Rita Marie (Bennett) Parks
1922 - 1983
Rita Parks loved
the outdoors. She loved being around other people and no matter who the
person was, Rita was always kind and caring. She always strived for the
very best and regardless of what obstacles she encountered she still made
the best of it. She was a very honest, good, and simply down-to-earth
person, who was fun to be around.
Rita Marie (Bennett)
Parks was born on December 25, 1922 in St. George, Newfoundland. She was
the daughter of the late Mary Alice (nee Burgeous) and Joseph Leonard
Bennett. In 1929, Rita’s family moved to New Brunswick. They settled and
lived the remainder of their lives in St. Martins, a beautiful little
village located just east of Saint John, along the Bay of Fundy coast.
Rita Marie (Bennett)
Parks (Late 1960s)
Rita started tying
flies in 1956. It started because of her need for flies to fish with.
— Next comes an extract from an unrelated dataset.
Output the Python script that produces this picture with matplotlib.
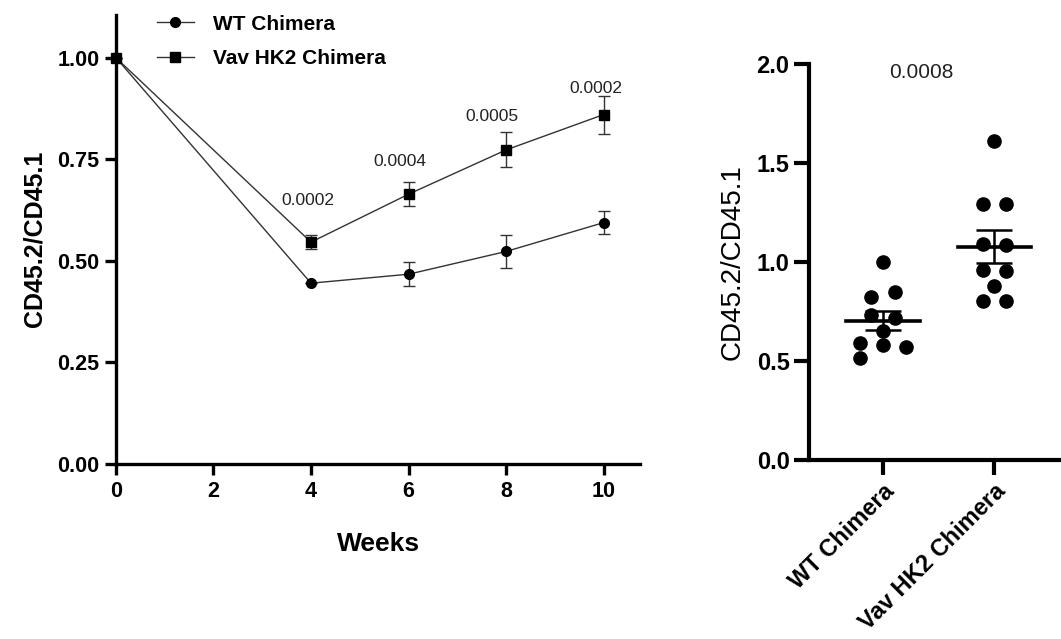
import numpy as np
import matplotlib
matplotlib.use('Agg')
import matplotlib.pyplot as plt
from matplotlib.lines import Line2D

plt.rcParams['font.family'] = ['Liberation Sans', 'DejaVu Sans']

# time course data (mean +/- SEM)
weeks = [0, 4, 6, 8, 10]
wt_mean = [1.00, 0.445, 0.467, 0.523, 0.594]
wt_err = [0.0, 0.0, 0.030, 0.040, 0.029]
hk2_mean = [1.00, 0.546, 0.664, 0.773, 0.860]
hk2_err = [0.0, 0.017, 0.030, 0.043, 0.047]
pvals_time = ['0.0002', '0.0004', '0.0005', '0.0002']
pval_x = [3.94, 5.83, 7.72, 9.84]
pval_y = [0.648, 0.745, 0.855, 0.924]

# endpoint data (individual mice)
groups = ['WT Chimera', 'Vav HK2 Chimera']
wt_points = [1.00, 0.823, 0.85, 0.732, 0.717, 0.651, 0.589, 0.579, 0.572, 0.513]
hk2_points = [1.611, 1.291, 1.291, 1.093, 1.087, 0.96, 0.957, 0.88, 0.805, 0.805]
pval_end = '0.0008'

# swarm offsets for the dots
wt_jit = [0, -0.105, 0.105, -0.105, 0.105, 0, -0.21, 0, 0.21, -0.21]
hk2_jit = [0, -0.105, 0.105, -0.105, 0.105, -0.105, 0.105, 0, -0.105, 0.105]

fig = plt.figure(figsize=(10.61, 6.39), dpi=100)

# ---- left panel ----
ax = fig.add_axes([0.1093, 0.274, 0.494, 0.703])
line_c = '#333333'
ax.errorbar(weeks, wt_mean, yerr=wt_err, color=line_c, lw=1, marker='o', ms=7,
            mfc='black', mec='black', ecolor=line_c, elinewidth=1, capsize=4,
            capthick=1, clip_on=False, zorder=3)
ax.errorbar(weeks, hk2_mean, yerr=hk2_err, color=line_c, lw=1, marker='s', ms=7,
            mfc='black', mec='black', ecolor=line_c, elinewidth=1, capsize=4,
            capthick=1, clip_on=False, zorder=3)
for t, x, y in zip(pvals_time, pval_x, pval_y):
    ax.text(x, y, t, ha='center', va='center', fontsize=12.5, color='#222222')

ax.set_xlim(0, 10.75)
ax.set_ylim(0, 1.106)
ax.set_xticks([0, 2, 4, 6, 8, 10])
ax.set_yticks([0, 0.25, 0.5, 0.75, 1.0])
ax.set_yticklabels(['0.00', '0.25', '0.50', '0.75', '1.00'])
for s in ['top', 'right']:
    ax.spines[s].set_visible(False)
for s in ['left', 'bottom']:
    ax.spines[s].set_linewidth(2.4)
ax.tick_params(width=2.4, length=8, labelsize=15.5, pad=4)
for lab in ax.get_xticklabels() + ax.get_yticklabels():
    lab.set_fontweight('bold')
ax.set_xlabel('Weeks', fontsize=19, fontweight='bold', labelpad=22)
ax.set_ylabel('CD45.2/CD45.1', fontsize=18, fontweight='bold', labelpad=8)

handles = [Line2D([], [], color=line_c, lw=1, marker='o', ms=7, mfc='black', mec='black'),
           Line2D([], [], color=line_c, lw=1, marker='s', ms=7, mfc='black', mec='black')]
ax.legend(handles, groups, loc='upper left', bbox_to_anchor=(0.140, 0.990),
          bbox_transform=fig.transFigure, frameon=False,
          prop={'size': 15, 'weight': 'bold'}, handlelength=1.78,
          handletextpad=0.91, labelspacing=0.74, borderaxespad=0)

# ---- right panel ----
ax2 = fig.add_axes([0.7625, 0.280, 0.2375, 0.620])
for i, (pts, jit) in enumerate([(wt_points, wt_jit), (hk2_points, hk2_jit)]):
    pts = np.array(pts)
    xs = i + np.array(jit)
    ax2.plot(xs, pts, 'o', color='black', ms=9.5, zorder=3)
    m = pts.mean()
    sem = pts.std(ddof=1) / np.sqrt(len(pts))
    ax2.plot([i - 0.33, i + 0.33], [m, m], color='black', lw=2.6, zorder=4)
    ax2.errorbar(i, m, yerr=sem, color='black', elinewidth=1.8, capsize=13,
                 capthick=1.8, zorder=4)
ax2.text(0.34, 1.956, pval_end, ha='center', va='center', fontsize=15,
         color='#222222')

ax2.set_xlim(-0.667, 1.6)
ax2.set_ylim(0, 2.0)
ax2.set_xticks([0, 1])
ax2.set_xticklabels(groups, rotation=45, ha='right', rotation_mode='anchor',
                    fontsize=17.5, fontweight='bold')
ax2.set_yticks([0, 0.5, 1.0, 1.5, 2.0])
ax2.set_yticklabels(['0.0', '0.5', '1.0', '1.5', '2.0'])
for s in ['top', 'right']:
    ax2.spines[s].set_visible(False)
for s in ['left', 'bottom']:
    ax2.spines[s].set_linewidth(3)
ax2.tick_params(width=3, length=11, labelsize=17, pad=3)
for lab in ax2.get_yticklabels():
    lab.set_fontweight('bold')
ax2.set_ylabel('CD45.2/CD45.1', fontsize=20, labelpad=8)

fig.savefig('out.png', dpi=100)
Flies were hard to come by and it was cheaper to make her own . She also
needed plenty of flies when guiding, and her desire to make the fishers she
guided successful often hinged on trying to select the right fly. This was
another reason why she started tying flies. She could also experiment with
different materials and patterns.
Beulah Armstrong, a
fly tying friend who visited Rita says, “Rita was always giving her flies
away. It was nothing for Rita, after catching a salmon, to take the fly off
and give it to someone that was fishing the same pool. If she had more of
the same pattern she would take them out of her fly box and give them away
Rita married Edward
Lea Parks, a warden who served the Department of Fisheries and Oceans for
more than 20 years, in the Salmon River area. Rita and her husband shared
many hours at the fly tying vice. Over the winter months they’d tie enough
flies to last them through the summer. When the fishing season opened and
fisherman arrived at Salmon River, Rita and Edward Parks were the first ones
that fisherman would seek out, if they wanted to know where the fish were.
Edward knew the river like the back of his hand. He knew the best locations
and times for catching salmon; knew how to direct you to the spot with the
least difficulty, ensuring that you’d have a safe and enjoyable time. Living
with the outdoors was Edward’s way of life. It became his profession, and
what he knew about the outdoors he passed on to Rita. The love and respect
this husband and wife team had for the river and fishing was unequalled by
anyone. Rita, who was an experienced guide, was the first woman in the
province to obtain a guide’s license, and was very serious about what she
was doing. She would travel with Edward, visiting sportsmen, sharing
stories and trying to instil in others, a responsible, respectable attitude
toward people, the environment and the wildlife.